The editorial continues:
The developers have addressed some of the community’s early objections, particularly worries about traffic. The most important promise involves improvements to the subway stations that would make it easier for riders to move from one line to another, or to the L.I.R.R. That should be a boon to local residents, who deserve to be rewarded for enduring what will be almost a decade of construction.
The plan also calls for changes in traffic light timing and a reconfiguration of traffic flow around the arena; satellite parking for basketball fans; and a program that would combine game tickets with Metrocards to keep as many fans as possible on the subways. Traffic will still be an issue when the project is finished, but the developers are not obliged to hold the neighborhood harmless. Their job is to demonstrate that their buildings will not make a bad situation intolerable, and the promises made by Mr. Ratner and his associates seem like reasonable responses to that challenge.


But how successfully have the developers addressed worries about traffic? Traffic engineer Brian Ketcham thinks the Draft Environmental Impact Statement is inadequate. Has the Times talked to him lately?

Community outreach?

The editorial continues:
Community outreach has been far better in the Atlantic Yards project than it was, say, in the now-defunct plans to build a Jets stadium in Midtown Manhattan. Mr. Ratner has worked hard to deal fairly with the property owners who would be displaced by the project, but he must also take care to accommodate the rent-stabilized tenants who will have to leave.

How does negotiating with residents constitute community outreach, especially when there's a gag order attached to the negotiation? And why hasn't the Times published an article about what the rent-regulated tenants actually face?

Public process

The editorial takes note of the hearing timetable:
A project of this size should have a meaningful public hearing process, so it is troubling that this one has not. It would help if the 60-day public review period on the draft environmental impact statement released last month — at the height of summer — were extended another month, to late October.

Why doesn't the Times follow the skein of "troubling" to a central problem with the project--the absence of any oversight from local elected officials in Brooklyn? And why can't the Times editorialize the way it did in December 2004:
But New Yorkers seem to have little say in this enormous commitment of public money for what would be the most expensive professional football stadium ever, although they have been subjected to a crop of he-said, he-said TV commercials. The approval process is on something beyond a fast track - it's more like a runaway train. And it's time to pull on the brakes.

More on the Times's curious inconsistency from NoLandGrab and Develop Don't Destroy Brooklyn.

Note that the December 2004 editorial appeared on the main editorial page, which circulates in all editions.

Subsidy questions

Today's editorial continues:
And while the Ratner company will finance much of the project, taxpayers are still being asked to underwrite $200 million in direct city and state subsidies.
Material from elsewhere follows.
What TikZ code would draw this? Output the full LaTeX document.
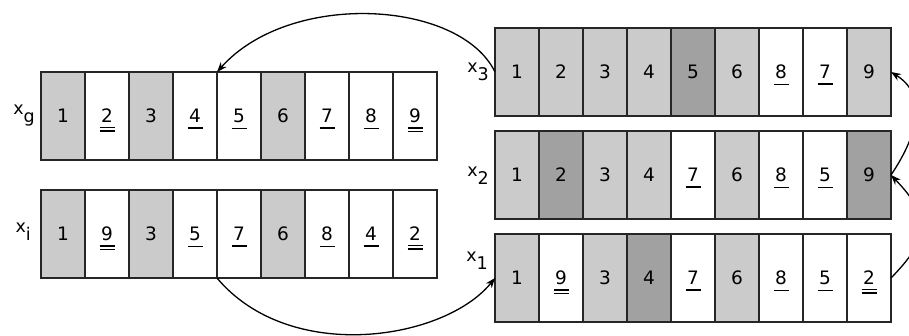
\documentclass[tikz,border=0pt]{standalone}
\usepackage{fontspec}
\setmainfont{DejaVu Sans}
\usetikzlibrary{arrows.meta}
\definecolor{lgc}{HTML}{CBCBCB}
\definecolor{dkc}{HTML}{A1A1A1}
\definecolor{linec}{HTML}{262626}
\newcommand\su[1]{\vtop{\hbox to 15pt{\hss#1\hss}\kern4.6pt\hrule height 1.4pt}}
\newcommand\du[1]{\vtop{\hbox to 15pt{\hss#1\hss}\kern4.4pt\hrule height 1.3pt\kern2pt\hrule height 1.3pt}}
\newcommand\lbl[2]{x\raisebox{-8pt}{#2}}
\newcommand\drawrow[4]{%
  \foreach \f/\t [count=\n] in {#4} {%
    \node[cell, fill=\f] (#1\n) at ({#2+(\n-1)*44},#3) {\t};}}
\tikzset{
  cell/.style={draw=linec, line width=1.4pt, minimum width=44pt, minimum height=88pt,
    inner sep=0pt, outer sep=0pt, anchor=north west, text height=13.5pt, text depth=0pt,
    font=\fontsize{18.5}{20}\selectfont},
  rowlabel/.style={anchor=base east, inner sep=0pt, font=\fontsize{17.5}{19}\selectfont},
  arr/.style={line width=1.3pt, -{Stealth[length=10pt,width=7.5pt]}},
}
\begin{document}
\begin{tikzpicture}[x=1pt, y=-1pt]
\useasboundingbox (0,0) rectangle (909,335);
\clip (0,0) rectangle (909,335);
% left rows
\drawrow{g}{41}{72}{lgc/1, white/\du{2}, lgc/3, white/\su{4}, white/\su{5}, lgc/6, white/\su{7}, white/\su{8}, white/\du{9}}
\drawrow{i}{41}{190}{lgc/1, white/\du{9}, lgc/3, white/\su{5}, white/\su{7}, lgc/6, white/\su{8}, white/\su{4}, white/\du{2}}
% right rows
\drawrow{t}{495}{28}{lgc/1, lgc/2, lgc/3, lgc/4, dkc/5, lgc/6, white/\su{8}, white/\su{7}, lgc/9}
\drawrow{m}{495}{131}{lgc/1, dkc/2, lgc/3, lgc/4, white/\su{7}, lgc/6, white/\su{8}, white/\su{5}, dkc/9}
\drawrow{o}{495}{234}{lgc/1, white/\du{9}, lgc/3, dkc/4, white/\su{7}, lgc/6, white/\su{8}, white/\su{5}, white/\du{2}}
% labels
\node[rowlabel] (lg) at (35,114) {\lbl{x}{g}};
\node[rowlabel] (li) at (31,232) {\lbl{x}{i}};
\node[rowlabel] (l3) at (489,72) {\lbl{x}{3}};
\node[rowlabel] (l2) at (489,176) {\lbl{x}{2}};
\node[rowlabel] (l1) at (488,261) {\lbl{x}{1}};
% arrows
\draw[arr] (t1.west) .. controls (460,0) and (290,-10) .. (g4.north east);
\draw[arr] (i4.south east) .. controls (290,365) and (445,340) .. (o1.west);
\draw[arr] (o9.east) .. controls (931,237) and (931,217) .. (m9.east);
\draw[arr] (m9.east) .. controls (918,135) and (928,95) .. (t9.east);
\end{tikzpicture}
\end{document}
Some $40 million, for example, is for land acquisition for the arena, which should be a developer expense. The project may require the city to build more classrooms, expand sewer and water services and provide more police on game days. It is up to Mayor Michael Bloomberg’s administration to demand from the developer every reasonable contribution to defray these extra expenses.

Why haven't these issues been on the table already? And what leverage does the administration have?

Questions of density

The Times acknowledges some density issues:
Finally, there is the matter of density — the biggest, and most reasonable concern. At 8.7 million square feet, the project remains enormous, even after coming down 5 percent. The non-profit Municipal Arts [sic] Society, a respected voice on urban design, came up with a still smaller version by applying city zoning standards, and parts of it are appealing, particularly in how it envisions more publicly accessible park space.

Shouldn't the Times acknowledge that the 5 percent scaleback still represents a larger project than originally announced?

And why exactly is the Times quoting a Municipal Art Society zoning analysis that hasn't actually been released for public discussion? (The design principles regarding parks have been released.)

15 percent cut?

The editorial concludes with an odd effort to distinguish density from scale:
A more important issue is scale. The project would benefit if the square footage came down at least another 15 percent, which in turn would lighten the load on infrastructure, including the streets. Opponents of the plan have pressed for a more dramatic downscaling, pointing to the contrast with the surrounding, low-rise neighborhoods. But the planners are correct in seeing an opportunity to build something grander and doing it at the one place in the borough that can handle it.

Now how exactly does the Times come up with a 15 percent cut in square footage? Wouldn't that still make the project by far the densest residential community in the country?

Maybe the Times has talked to city officials and asked what kind of cut they'd accept. Or perhaps the Times's editorialist has talked to Forest City Ratner.

I don't believe that the parent Times Company's business relationship with Forest City Ratner, in which they are building the Times Tower on Eighth Avenue together, affects news coverage. However, Times publisher Arthur Sulzberger has been known to intervene in editorials, so it's plausible that the Times is committed to nudging this project along. After all, the Times Company guaranteed a loan to Forest City Ratner, and a successful Brooklyn project would be in the Times's interest, so as to avoid the loan.

That's speculation, of course, but I'd like to hear other explanations for the Times's inadequate analysis.

Blight and eminent domain

Note that the editorial completely ignored the highly-charged blight issue, which is a component of the crucial eminent domain claims. The blight issue has been analyzed recently in the Times, and the report was quite skeptical. If the area isn't blighted, then that would stall or stop eminent domain, and thus the project. (Is the Times convinced by the crime study?)

But blight is a tough issue for a Times editorialist to grapple with; after all, the Times Company itself benefited from eminent domain in the state's assemblage of land for the Times Tower.

If the Times is going to run such conflicted editorials, it owes its readers some more voices. So far, the newspaper has published just a single op-ed piece on the Atlantic Yards project in the two years and eight months since its the plan was announced. Surely some experts who've analyzed the DEIS deserve to be heard.